Cosa pensa della Commissione sulla Verità e Riconciliazione avviata dal governo Kostunica?

Non mi sembra abbia finora prodotto risultati. La mia impressione è che anzi questa Commissione cerchi di riscrivere la storia, e in particolare la storia dell’intervento serbo nelle guerre, presentandolo in una maniera meno negativa di come è stato percepito dal mondo fino ad ora. Non penso che questo possa essere l’obiettivo di una Commissione tale. Penso che l’obiettivo dovrebbe essere quello di lavorare sui fatti, raccoglierli, presentarli al pubblico. Ma c’è una grossa paura a fare questo e anche una scarsa volontà. Finora ci sono solo discussioni, come ad esempio rispetto alla proposta di far venire le donne di Srebrenica a Belgrado per testimoniare… Non c’è stato nessun esito rispetto a queste proposte, anche perché penso che ad esempio i sopravvissuti di Srebrenica non abbiano molta fiducia verso quella Commissione o verso qualsiasi forma di istituzione politica in Serbia. Penso che accadrebbe la stessa cosa in altri casi che vedono i Serbi come vittime…

Che cosa serve?

La cosa di cui abbiamo maggiormente bisogno è una stretta collaborazione tra tutte le parti che sono state coinvolte nel conflitto. Questo tipo di cooperazione manca nel lavoro delle cosiddette Commissioni nazionali, abbiamo bisogno di cooperazione e scambi tra tutte le persone che nella regione lavorano su queste tematiche e stanno raccogliendo o hanno raccolto informazioni. In questo modo possiamo anche sperare di ricostruire i fatti. Qualcuno a Rovereto (sede del convegno, ndc) mi chiedeva informazioni rispetto ai bambini nati da violenze nel periodo bellico… Nessuno ne sa niente, non è una questione ritenuta importante, nessuno se ne occupa. Allo stesso modo nessuno ha le liste delle persone scomparse, Bosniaci, Serbi, Croati… Non sappiamo quali e quanti erano i campi di concentramento in tutta la regione… Questo solo per fare alcuni esempi. Abbiamo bisogno di stabilire delle forme di collaborazione regionale per affrontare questo problema che è molto complesso.

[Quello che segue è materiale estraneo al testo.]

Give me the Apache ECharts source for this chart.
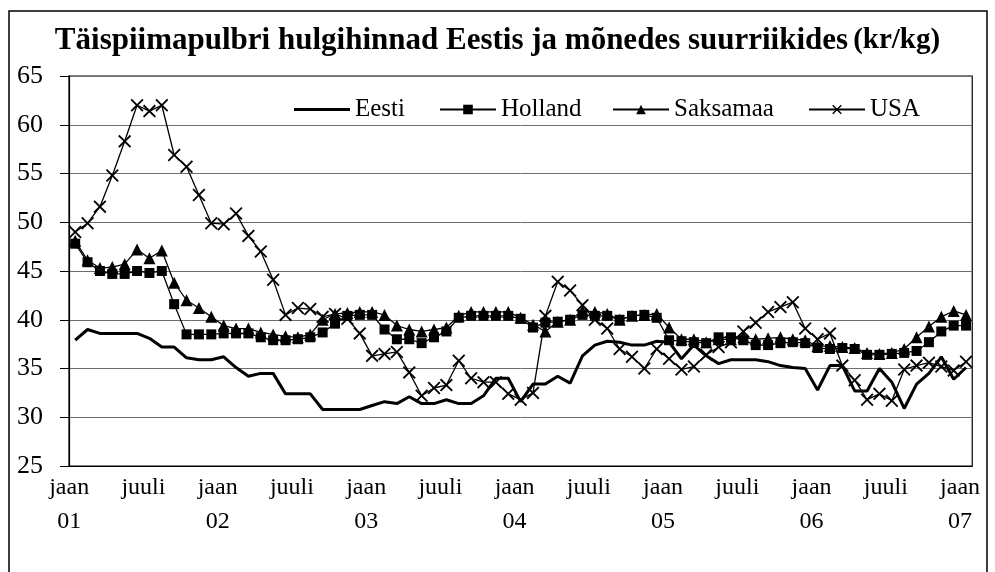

E una volta raccolti tutti gli elementi?

Viviamo in una società che sta cambiando e parte del cambiamento consiste nel divenire consapevoli del passato, in un modo che non causi ulteriori traumi ma che possa provocare una sorta di illuminazione… Rendersi conto significa avere un atteggiamento razionale nei confronti di quello che è avvenuto, e anche del ruolo della società serba in questo orrore. Io non sono pessimista, e credo sia positivo anche il fatto che stiamo in un certo senso mettendo sotto pressione i politici perché comincino ad affrontare la questione. Se stessimo zitti si sentirebbero anche più liberi nell’evitare il problema. Nel tempo penso che la consapevolezza rispetto al periodo passato crescerà, così come la capacità di affrontare razionalmente questo periodo. Le cose non cambieranno domani o dopodomani ma cambieranno perché stanno già cambiando.